Written request. Return only the count of lines in which the word "matplotlib" appears.
# start of Data excerpts
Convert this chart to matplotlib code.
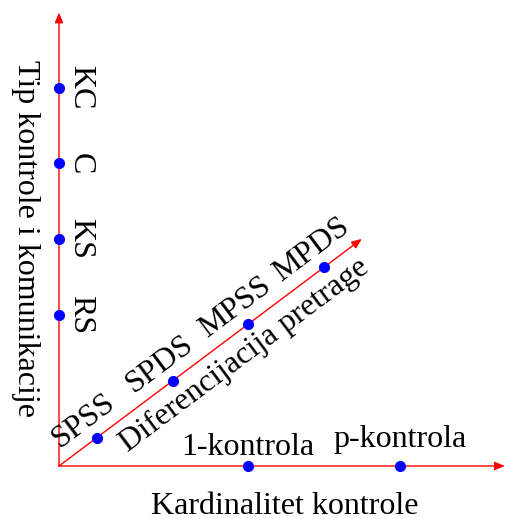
import numpy as np
import matplotlib
matplotlib.use('Agg')
import matplotlib.pyplot as plt

# podaci
y_labels = ['RS', 'KS', 'C', 'KC']
y_vals = [2, 3, 4, 5]

x_labels = ['1-kontrola', 'p-kontrola']
x_vals = [2.5, 4.5]

d_labels = ['SPSS', 'SPDS', 'MPSS', 'MPDS']
d_x = [0.5, 1.5, 2.5, 3.5]
d_y = [0.375, 1.125, 1.875, 2.625]

x_title = 'Kardinalitet kontrole'
y_title = 'Tip kontrole i komunikacije'
d_title = 'Diferencijacija pretrage'
d_end = (4, 3)

plt.rcParams['font.family'] = ['Liberation Serif', 'DejaVu Serif']
fs = 23

fig = plt.figure(figsize=(5.05, 5.19), dpi=100)
ax = fig.add_axes([0, 0, 1, 1])
u = 75.7  # px po jedinici
ax.set_xlim(-59 / u, (505 - 59) / u)
ax.set_ylim(-(519 - 466) / u, 466 / u)
ax.axis('off')

arr = dict(arrowstyle='-|>,head_length=0.6,head_width=0.25', color='red',
           lw=1, shrinkA=0, shrinkB=0)

# ose
ax.annotate('', xy=(5.89, 0), xytext=(0, 0), arrowprops=arr)
ax.annotate('', xy=(0, 5.99), xytext=(0, 0), arrowprops=arr)
ax.annotate('', xy=d_end, xytext=(0, 0), arrowprops=arr)

ang = np.degrees(np.arctan2(d_end[1], d_end[0]))
nx, ny = -np.sin(np.radians(ang)), np.cos(np.radians(ang))

# tacke
ax.plot([0] * len(y_vals), y_vals, 'o', color='blue', ms=7, zorder=5)
ax.plot(x_vals, [0] * len(x_vals), 'o', color='blue', ms=7, zorder=5)
ax.plot(d_x, d_y, 'o', color='blue', ms=7, zorder=5)

for lab, v in zip(y_labels, y_vals):
    ax.text(0.28, v, lab, rotation=-90, ha='center', va='center', fontsize=fs)

for lab, v in zip(x_labels, x_vals):
    # kao tikz "above": donji rub ukljucuje descender
    off = 0.255 if any(c in lab for c in 'gjpqy') else 0.145
    ax.text(v, off, lab, ha='center', va='baseline', fontsize=fs)

for lab, xx, yy in zip(d_labels, d_x, d_y):
    ax.text(xx + 0.28 * nx, yy + 0.28 * ny, lab, rotation=ang,
            rotation_mode='anchor', ha='center', va='center', fontsize=fs)

t = 2.27 / d_end[0]
ax.text(t * d_end[0] - 0.3 * nx, t * d_end[1] - 0.3 * ny, d_title, rotation=ang,
        rotation_mode='anchor', ha='center', va='center', fontsize=fs)

ax.text(2.985, -0.634, x_title, ha='center', va='baseline', fontsize=fs)
ax.text(-0.44, 3.0, y_title, rotation=-90, ha='center', va='center', fontsize=fs)

plt.savefig('out.png', dpi=100)
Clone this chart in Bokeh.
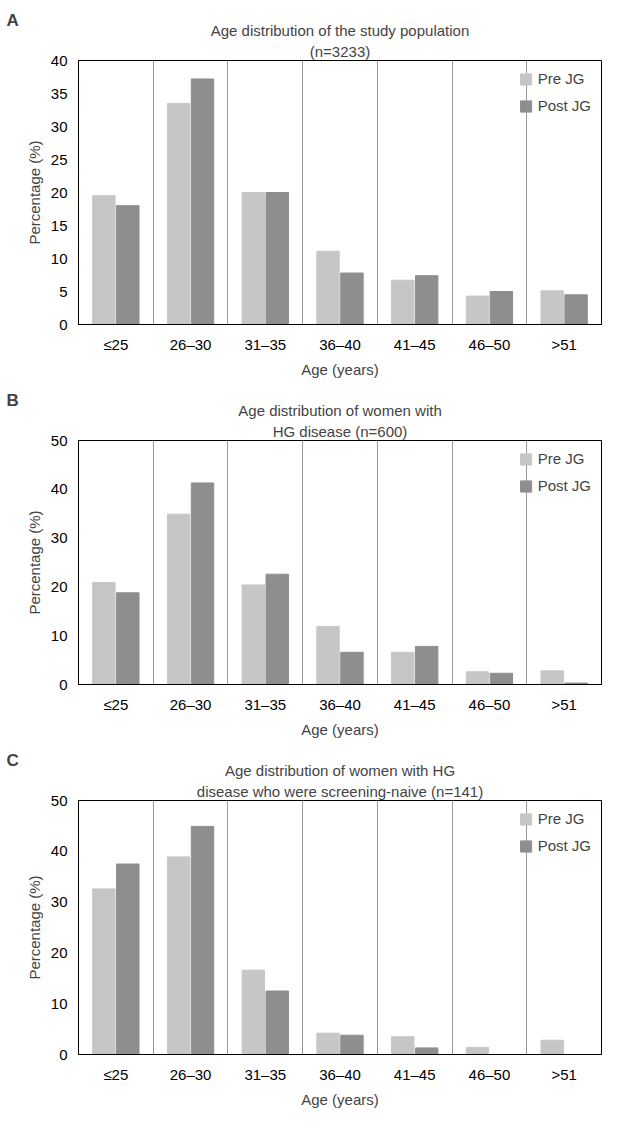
from bokeh.plotting import figure
from bokeh.models import FixedTicker, Range1d, Title
from bokeh.layouts import column
from bokeh.embed import file_html
from bokeh.resources import INLINE

groups = ["≤25", "26–30", "31–35", "36–40", "41–45", "46–50", ">51"]
a_pre = [19.5, 33.5, 20.0, 11.1, 6.7, 4.3, 5.1]
a_post = [18.0, 37.2, 20.0, 7.8, 7.4, 5.0, 4.5]
b_pre = [20.9, 34.9, 20.4, 11.9, 6.6, 2.6, 2.8]
b_post = [18.8, 41.3, 22.6, 6.6, 7.8, 2.3, 0.3]
c_pre = [32.6, 38.9, 16.6, 4.2, 3.5, 1.4, 2.8]
c_post = [37.5, 44.9, 12.5, 3.8, 1.3, 0.0, 0.0]

LIGHT = "#c6c6c6"
DARK = "#8e8e8e"
FONT = "Liberation Sans"

def panel(letter, line1, line2, pre, post, ymax, step, h):
    p = figure(width=609, height=h, output_backend="svg", toolbar_location=None, tools="",
               x_range=Range1d(0.5, 7.5), y_range=Range1d(0, ymax),
               min_border_left=78, min_border_right=8, min_border_top=60)
    # panel letter sits in the outermost title row, pulled down onto the first line
    p.title.text = letter
    p.title.align = "left"
    p.title.offset = -72
    p.title.text_font = FONT
    p.title.text_font_style = "bold"
    p.title.text_font_size = "17px"
    p.title.standoff = -22
    p.add_layout(Title(text=line2, align="center"), "above")
    p.add_layout(Title(text=line1, align="center"), "above")
    for t in p.above:
        if t is p.title:
            continue
        t.text_font = FONT
        t.text_font_style = "normal"
        t.text_font_size = "15px"
        t.standoff = 2
    xs = list(range(1, 8))
    p.vbar(x=[x - 0.16 for x in xs], top=pre, width=0.3, color=LIGHT, legend_label="Pre JG")
    p.vbar(x=[x + 0.16 for x in xs], top=post, width=0.3, color=DARK, legend_label="Post JG")
    p.xaxis.ticker = FixedTicker(ticks=xs)
    p.xaxis.major_label_overrides = {x: g for x, g in zip(xs, groups)}
    p.xgrid.ticker = FixedTicker(ticks=[x + 0.5 for x in range(0, 8)])
    p.xgrid.grid_line_color = "#9a9a9a"
    p.ygrid.grid_line_color = None
    p.yaxis.ticker = FixedTicker(ticks=list(range(0, ymax + 1, step)))
    p.xaxis.axis_label = "Age (years)"
    p.yaxis.axis_label = "Percentage (%)"
    for ax in (p.xaxis, p.yaxis):
        ax.axis_label_text_font = FONT
        ax.axis_label_text_font_style = "normal"
        ax.axis_label_text_font_size = "15px"
        ax.major_label_text_font = FONT
        ax.major_label_text_font_size = "15px"
        ax.major_label_text_color = "black"
        ax.axis_line_color = "black"
        ax.minor_tick_line_color = None
        ax.major_tick_line_color = "black" if ax is p.yaxis else None
    p.outline_line_color = "black"
    p.legend.location = "top_right"
    p.legend.border_line_color = None
    p.legend.background_fill_alpha = 0
    p.legend.label_text_font = FONT
    p.legend.label_text_font_size = "15px"
    p.legend.glyph_width = 14
    p.legend.glyph_height = 14
    p.legend.spacing = 10
    return p

pa = panel("A", "Age distribution of the study population", "(n=3233)", a_pre, a_post, 40, 5, 380)
pb = panel("B", "Age distribution of women with", "HG disease (n=600)", b_pre, b_post, 50, 10, 360)
pc = panel("C", "Age distribution of women with HG", "disease who were screening-naive (n=141)", c_pre, c_post, 50, 10, 370)

layout = column(pa, pb, pc, spacing=0)
open("out.html", "w").write(file_html(layout, INLINE))
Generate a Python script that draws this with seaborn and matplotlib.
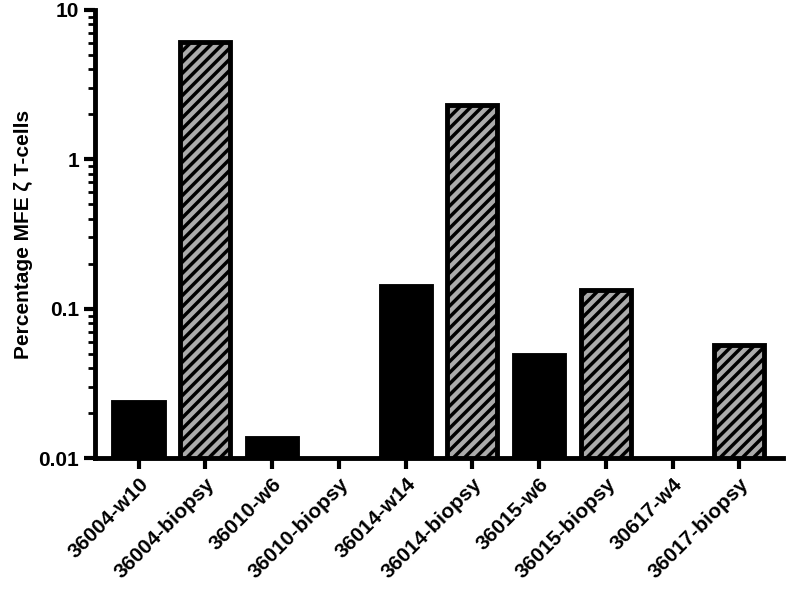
import matplotlib
matplotlib.use("Agg")
import matplotlib.pyplot as plt
import seaborn as sns
import numpy as np
import pandas as pd
from matplotlib.ticker import FixedLocator, LogLocator, NullFormatter

categories = ["36004-w10", "36004-biopsy", "36010-w6", "36010-biopsy", "36014-w14",
              "36014-biopsy", "36015-w6", "36015-biopsy", "30617-w4", "36017-biopsy"]
values = [0.0237, 6.1, 0.0136, np.nan, 0.142, 2.31, 0.049, 0.133, np.nan, 0.057]
sample_type = ["blood", "biopsy"] * 5

sns.set_style("ticks")
plt.rcParams["font.family"] = ["Liberation Sans", "DejaVu Sans"]
plt.rcParams["hatch.linewidth"] = 2.5
plt.rcParams["axes.edgecolor"] = "black"
plt.rcParams["xtick.color"] = "black"
plt.rcParams["ytick.color"] = "black"
plt.rcParams["text.color"] = "black"
plt.rcParams["axes.labelcolor"] = "black"

df = pd.DataFrame({"cat": categories, "val": values, "type": sample_type})
fig = plt.figure(figsize=(7.86, 6.11), dpi=100)
ax = fig.add_axes([0.121, 0.25, 0.875, 0.734])
sns.barplot(data=df, x="cat", y="val", hue="type", dodge=False, ax=ax,
            palette={"blood": "black", "biopsy": "#ababab"}, width=0.75,
            legend=False, edgecolor="black", linewidth=3.5, saturation=1)
ax.set_yscale("log")
ax.set_ylim(0.01, 10)
ax.set_xlim(-0.65, 9.65)
for cont in ax.containers:
    for p in cont:
        if tuple(np.round(p.get_facecolor()[:3], 2)) != (0.0, 0.0, 0.0):
            p.set_hatch("///")
ax.yaxis.set_major_locator(FixedLocator([0.01, 0.1, 1, 10]))
ax.set_yticklabels(["0.01", "0.1", "1", "10"], fontweight="bold", fontsize=15)
ax.yaxis.set_minor_locator(LogLocator(base=10, subs=np.arange(2, 10)))
ax.yaxis.set_minor_formatter(NullFormatter())
ax.tick_params(axis="y", which="major", width=3, length=8, colors="black")
ax.tick_params(axis="y", which="minor", width=2, length=5, colors="black")
ax.tick_params(axis="x", width=3, length=8, colors="black")
ax.set_xticks(range(len(categories)))
ax.set_xticklabels(categories, rotation=45, ha="right", rotation_mode="anchor",
                   fontweight="bold", fontsize=15)
ax.set_xlabel("")
ax.set_ylabel("Percentage MFE ζ T-cells", fontweight="bold", fontsize=15)
for s in ["left", "bottom"]:
    ax.spines[s].set_linewidth(3.5)
    ax.spines[s].set_color("black")
sns.despine(ax=ax)
fig.savefig("out.png", dpi=100)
# end of Data excerpts
Result for this task. 9